Par Noëlie Jeannerat
Une critique sur le spectacle :
Ceci n’est pas une ambassade (Made in Taiwan) / Conception et mise en scène par Stefan Kaegi (Rimini Protokoll) / du 14 au 24 mars 2024 / Théâtre de Vidy (Lausanne) / Plus d’infos.
Ceci n’est pas une ambassade, mais presque. Durant une heure quarante-cinq, un ancien diplomate, une activiste digitale et une musicienne exposent, mais surtout s’exposent, aux yeux du public suisse en défendant courageusement l’existence politique de leur territoire d’origine : Taïwan pour certains ou République de Chine pour d’autres. Le pays divise jusque dans son appellation. De la parole aux actes, il n’y a qu’un pas et ces trois artistes le franchissent sur la scène du théâtre de Vidy.
Sur scène interviennent un homme d’âge mûr, costume et cravate noirs, et deux jeunes femmes, vêtues sobrement d’un pantalon et d’un élégant chemisier noir. Ils partagent au minimum deux choses : la scène et la volonté furieuse de faire reconnaître leur pays aux yeux du monde. Le premier est un ancien diplomate de 72 ans, David Wu, qui s’est battu pour l’indépendance de Taïwan. Chiayo Kuo, 32 ans, investit son énergie à développer les technologies numériques afin de promouvoir la visibilité de son pays. Debby Szu-Ya Wang, 27 ans, est quant à elle musicienne et fille d’un directeur de multinationale de Bubble Tea. Trois parcours différents mais liés à ce que des navigateurs européens du XVIe siècle ont nommé la “belle île”.
Le principe du spectacle est clair : les trois protagonistes, tour à tour, présentent leurs trajectoires de vie à l’aide de supports numériques et artisanaux. Chiayo Kuo est la première à se lancer. Alors que Debby Szu-Ya, en avant-scène côté jardin fait de la musique sur un piano de bouteilles en plastique, Chiayo Kuo vient s’assoir sur un tabouret, en avant-scène côté cour. Devant elle se trouve une table. Pour accompagner ses propos, elle lève des maquettes en cartons sur lesquelles le public peut découvrir l’image de son père ou de cet aéroport qu’elle détestait enfant, puisqu’il lui rappelait l’heure des au revoirs. Derrière elle, une toile blanche accueille des images ou des vidéos. Une caméra, frontalement orientée sur la comédienne, retransmet en direct le tableau ainsi créé sur d’énormes rideaux blancs en arrière-scène. Tout au long du spectacle, le regard des spectateurs se promène entre séquences projetées en direct, images de documentaires nous plongeant dans les rues de Taïwan et la réalité du plateau. L’usage millimétré et la diversité des supports technologiques connectés s’enchaînent et permet au spectacle de s’écouler avec fluidité. Afin que tout le monde puisse suivre les enjeux présentés par les trois artistes, des sous-titres en français sont projetés sur les draps blancs d’arrière-scène.

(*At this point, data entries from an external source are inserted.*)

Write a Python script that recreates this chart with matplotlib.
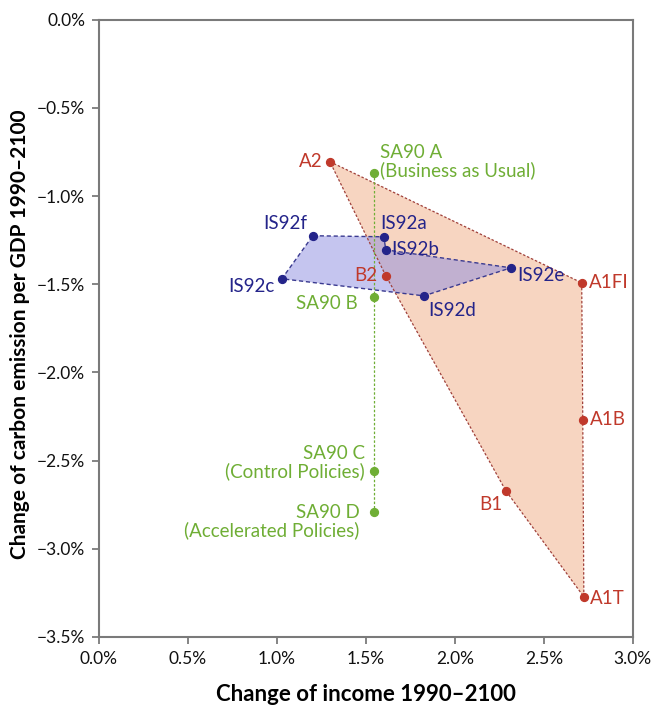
import matplotlib
matplotlib.use("Agg")
import matplotlib.pyplot as plt
from matplotlib.patches import Polygon
from matplotlib.ticker import FuncFormatter

plt.rcParams['font.family'] = ['Lato', 'DejaVu Sans']

# SRES scenarios (income change %, carbon intensity change %)
sres_names = ['A2', 'A1FI', 'A1B', 'A1T', 'B1', 'B2']
sres_x = [1.298, 2.713, 2.719, 2.725, 2.287, 1.612]
sres_y = [-0.805, -1.492, -2.269, -3.273, -2.672, -1.452]

# IS92 scenarios
is92_names = ['IS92f', 'IS92a', 'IS92b', 'IS92e', 'IS92d', 'IS92c']
is92_x = [1.202, 1.601, 1.612, 2.315, 1.826, 1.028]
is92_y = [-1.225, -1.231, -1.305, -1.407, -1.566, -1.469]

# SA90 scenarios
sa90_names = ['SA90 A\n(Business as Usual)', 'SA90 B',
              'SA90 C\n(Control Policies)', 'SA90 D\n(Accelerated Policies)']
sa90_x = [1.545, 1.545, 1.545, 1.545]
sa90_y = [-0.868, -1.571, -2.558, -2.791]

red = '#c0392b'
blue = '#24248a'
green = '#6fae35'

fig = plt.figure(figsize=(6.51, 7.06), dpi=100)
ax = fig.add_axes([0.152, 0.098, 0.820, 0.874])

# filled areas
ax.add_patch(Polygon(list(zip(sres_x, sres_y)), closed=True,
                     facecolor='#f2b48e', alpha=0.55, edgecolor='none', zorder=1))
ax.add_patch(Polygon(list(zip(is92_x, is92_y)), closed=True,
                     facecolor='#8c8ce0', alpha=0.5, edgecolor='none', zorder=1))

# outlines
ax.plot(sres_x + sres_x[:1], sres_y + sres_y[:1], ls=(0, (2, 1.5)), lw=0.9,
        color='#a0403a', zorder=2)
ax.plot(is92_x + is92_x[:1], is92_y + is92_y[:1], ls=(0, (3, 2)), lw=1.0,
        color='#3a3a90', zorder=2)
ax.plot(sa90_x, sa90_y, ls=(0, (2, 1.5)), lw=0.9, color=green, zorder=2)

ax.scatter(sres_x, sres_y, s=32, color=red, zorder=4)
ax.scatter(is92_x, is92_y, s=32, color=blue, zorder=4)
ax.scatter(sa90_x, sa90_y, s=32, color=green, zorder=4)

fs = 13.5
sres_off = {'A2': (-7, 0, 'right'), 'A1FI': (7, 0, 'left'), 'A1B': (7, 0, 'left'),
            'A1T': (6, -2, 'left'), 'B1': (-3, -14, 'right'), 'B2': (-8, 0, 'right')}
for n, x, y in zip(sres_names, sres_x, sres_y):
    dx, dy, ha = sres_off[n]
    ax.annotate(n, (x, y), xytext=(dx, dy), textcoords='offset pixels',
                ha=ha, va='center', color=red, fontsize=fs, zorder=5)

is92_off = {'IS92f': (-6, 12, 'right'), 'IS92a': (-4, 13, 'left'),
            'IS92b': (5, 0, 'left'), 'IS92e': (6, -8, 'left'),
            'IS92d': (4, -15, 'left'), 'IS92c': (-7, -8, 'right')}
for n, x, y in zip(is92_names, is92_x, is92_y):
    dx, dy, ha = is92_off[n]
    ax.annotate(n, (x, y), xytext=(dx, dy), textcoords='offset pixels',
                ha=ha, va='center', color=blue, fontsize=fs, zorder=5)

sa90_off = [(6, 11, 'left'), (-16, -7, 'right'), (-9, 8, 'right'), (-14, -10, 'right')]
for n, x, y, (dx, dy, ha) in zip(sa90_names, sa90_x, sa90_y, sa90_off):
    ax.annotate(n, (x, y), xytext=(dx, dy), textcoords='offset pixels',
                ha=ha, va='center', multialignment=ha, color=green,
                fontsize=fs, linespacing=1.0, zorder=5)

ax.set_xlim(0, 3.0)
ax.set_ylim(-3.5, 0)
ax.set_xticks([0, 0.5, 1.0, 1.5, 2.0, 2.5, 3.0])
ax.set_yticks([0, -0.5, -1.0, -1.5, -2.0, -2.5, -3.0, -3.5])
ax.xaxis.set_major_formatter(FuncFormatter(lambda v, p: f'{v:.1f}%'))
ax.yaxis.set_major_formatter(FuncFormatter(lambda v, p: ('\u2212' if v < 0 else '') + f'{abs(v):.1f}%'))
ax.tick_params(direction='out', length=5, width=1.2, color='#707070',
               labelsize=12.5, labelcolor='#111111', pad=5)

for s in ax.spines.values():
    s.set_color('#7a7a7a')
    s.set_linewidth(1.5)

ax.set_xlabel('Change of income 1990\u20132100', fontsize=16, fontweight='bold')
ax.set_ylabel('Change of carbon emission per GDP 1990\u20132100', fontsize=15,
              fontweight='bold')
ax.xaxis.set_label_coords(0.5, -0.077)
ax.yaxis.set_label_coords(-0.13, 0.49)

fig.savefig('out.png', dpi=100)
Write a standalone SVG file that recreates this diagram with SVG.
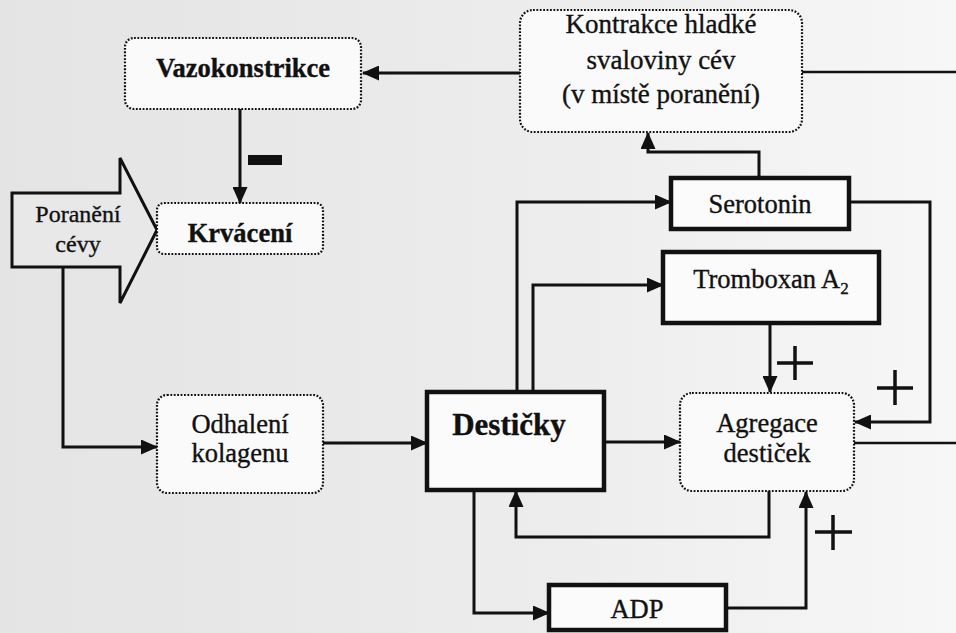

Stefan Kaegi, co-créateur du collectif de théâtre berlinois Rimini Protokoll et metteur en scène de ce spectacle, se plaît à créer des œuvres théâtrales documentaires. Il donne la parole aux « experts » de la vie quotidienne qui ont quelque chose à raconter. David Wu, Chiayo Kuo, Debby Szu-Ya Wang sont les parfaits ambassadeurs d’une réalité boudée par les politiques internationales mais aux prises avec les problématiques quotidiennes qu’une telle situation sous-tend. Ils souhaitent, le temps du spectacle, établir une ambassade, et donc une existence politique de leur territoire, dans le théâtre. L’enjeu est de taille : en revendiquant personnellement l’indépendance et la reconnaissance de leur île, les trois natifs de Taïwan mettent en danger leur intégrité individuelle. C’est un véritable tour de force que ces trois ambassadeurs réalisent en se faisant les représentants d’une cause sensible et taboue. La précision millimétrée des tours de parole, le jeu incessant de superposition des images, rendent l’ambiance sérieuse et solennelle mais laissent la place à quelques interventions légères. C’est le cas d’une scène en toute fin de spectacle, lorsque le public est pris à partie. En mobilisant les technologies numériques d’une manière aussi jouissive qu’originale, ils incluent le public de manière à le faire réfléchir et sourire.
Le spectacle débute sur le grand déploiement d’un drapeau blanc. En repartant, le problème reste accroché en suspens dans la salle, comme cet imposant écriteau en alphabet chinois qui signifie « nation » tant que le cadre autour est allumé, et s’il s’éteint, le mot change de signification et devient « peut-être ». Peut-être qu’un jour Taïwan sera une nation reconnue, pour l’instant l’écriteau clignote encore et toujours et le public suisse en est dorénavant averti.